Work to complete: Below is some material; set it all down exactly, apart from the pictures.

Data lines:
** start **

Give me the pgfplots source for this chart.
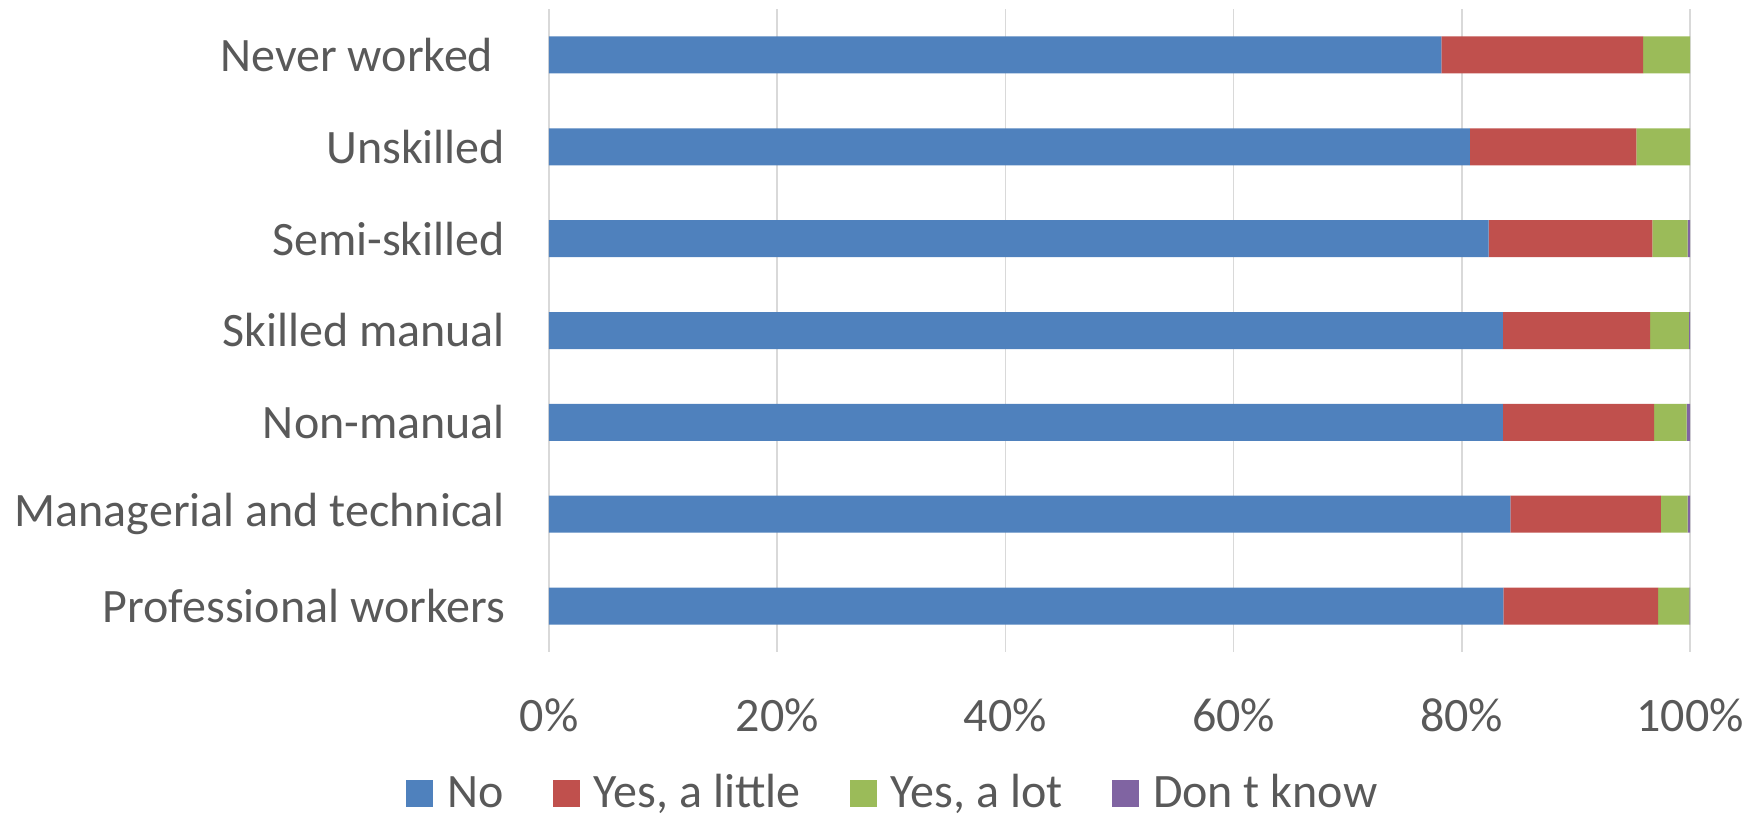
\documentclass[border=0pt]{standalone}
\usepackage{fontspec}
\setmainfont{Carlito}
\usepackage{pgfplots}
\pgfplotsset{compat=1.18}
\definecolor{cNo}{HTML}{4F81BD}
\definecolor{cLittle}{HTML}{C0504D}
\definecolor{cLot}{HTML}{9BBB59}
\definecolor{cDK}{HTML}{8064A2}
\definecolor{txt}{HTML}{595959}
\definecolor{gridc}{HTML}{D9D9D9}
\begin{document}
\begin{tikzpicture}
\useasboundingbox (-274.5pt,-83pt) rectangle (606.5pt,326pt);
\begin{axis}[
  at={(0,0)}, anchor=south west,
  scale only axis,
  width=570.5pt, height=321.5pt,
  xbar stacked,
  bar width=18.5pt,
  xmin=0, xmax=100,
  ymin=-0.5, ymax=6.5,
  xtick={0,20,40,60,80,100},
  xticklabels={0\%,20\%,40\%,60\%,80\%,100\%},
  ytick={0,1,2,3,4,5,6},
  yticklabels={Professional workers,Managerial and technical,Non-manual,Skilled manual,Semi-skilled,Unskilled,{Never worked\kern6pt}},
  major tick length=0pt,
  axis line style={draw=none},
  xmajorgrids,
  grid style={gridc, line width=0.75pt},
  tick label style={font=\fontsize{24}{28.8}\selectfont, text=txt, inner sep=0pt},
  xticklabel style={anchor=center, yshift=-31.5pt},
  yticklabel style={anchor=east, xshift=-21.8pt},
  legend style={
    at={(0.3003,-0.2205)}, anchor=center,
    draw=none, fill=none, inner sep=0pt,
    font=\fontsize{24}{28.8}\selectfont, text=txt,
    legend columns=-1,
    nodes={inner sep=0pt, text height=13.7pt, text depth=0pt},
    /tikz/every odd column/.append style={column sep=7pt},
    /tikz/every even column/.append style={column sep=24.5pt},
  },
  legend image code/.code={\fill[#1] (0pt,-6.85pt) rectangle (13.7pt,6.85pt);},
]
\addplot[fill=cNo, draw=none] coordinates {(83.65,0) (84.25,1) (83.6,2) (83.6,3) (82.35,4) (80.7,5) (78.2,6)};
\addplot[fill=cLittle, draw=none] coordinates {(13.55,0) (13.2,1) (13.25,2) (12.9,3) (14.35,4) (14.6,5) (17.7,6)};
\addplot[fill=cLot, draw=none] coordinates {(2.75,0) (2.35,1) (2.85,2) (3.4,3) (3.1,4) (4.7,5) (4.1,6)};
\addplot[fill=cDK, draw=none] coordinates {(0.05,0) (0.2,1) (0.3,2) (0.1,3) (0.2,4) (0,5) (0,6)};
\legend{No,{Yes, a little},{Yes, a lot},Don t know}
\end{axis}
\end{tikzpicture}
\end{document}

** end **

Expected answer:
Give me the pgfplots source for this chart.
\documentclass[border=0pt]{standalone}
\usepackage{fontspec}
\setmainfont{Carlito}
\usepackage{pgfplots}
\pgfplotsset{compat=1.18}
\definecolor{cNo}{HTML}{4F81BD}
\definecolor{cLittle}{HTML}{C0504D}
\definecolor{cLot}{HTML}{9BBB59}
\definecolor{cDK}{HTML}{8064A2}
\definecolor{txt}{HTML}{595959}
\definecolor{gridc}{HTML}{D9D9D9}
\begin{document}
\begin{tikzpicture}
\useasboundingbox (-274.5pt,-83pt) rectangle (606.5pt,326pt);
\begin{axis}[
  at={(0,0)}, anchor=south west,
  scale only axis,
  width=570.5pt, height=321.5pt,
  xbar stacked,
  bar width=18.5pt,
  xmin=0, xmax=100,
  ymin=-0.5, ymax=6.5,
  xtick={0,20,40,60,80,100},
  xticklabels={0\%,20\%,40\%,60\%,80\%,100\%},
  ytick={0,1,2,3,4,5,6},
  yticklabels={Professional workers,Managerial and technical,Non-manual,Skilled manual,Semi-skilled,Unskilled,{Never worked\kern6pt}},
  major tick length=0pt,
  axis line style={draw=none},
  xmajorgrids,
  grid style={gridc, line width=0.75pt},
  tick label style={font=\fontsize{24}{28.8}\selectfont, text=txt, inner sep=0pt},
  xticklabel style={anchor=center, yshift=-31.5pt},
  yticklabel style={anchor=east, xshift=-21.8pt},
  legend style={
    at={(0.3003,-0.2205)}, anchor=center,
    draw=none, fill=none, inner sep=0pt,
    font=\fontsize{24}{28.8}\selectfont, text=txt,
    legend columns=-1,
    nodes={inner sep=0pt, text height=13.7pt, text depth=0pt},
    /tikz/every odd column/.append style={column sep=7pt},
    /tikz/every even column/.append style={column sep=24.5pt},
  },
  legend image code/.code={\fill[#1] (0pt,-6.85pt) rectangle (13.7pt,6.85pt);},
]
\addplot[fill=cNo, draw=none] coordinates {(83.65,0) (84.25,1) (83.6,2) (83.6,3) (82.35,4) (80.7,5) (78.2,6)};
\addplot[fill=cLittle, draw=none] coordinates {(13.55,0) (13.2,1) (13.25,2) (12.9,3) (14.35,4) (14.6,5) (17.7,6)};
\addplot[fill=cLot, draw=none] coordinates {(2.75,0) (2.35,1) (2.85,2) (3.4,3) (3.1,4) (4.7,5) (4.1,6)};
\addplot[fill=cDK, draw=none] coordinates {(0.05,0) (0.2,1) (0.3,2) (0.1,3) (0.2,4) (0,5) (0,6)};
\legend{No,{Yes, a little},{Yes, a lot},Don t know}
\end{axis}
\end{tikzpicture}
\end{document}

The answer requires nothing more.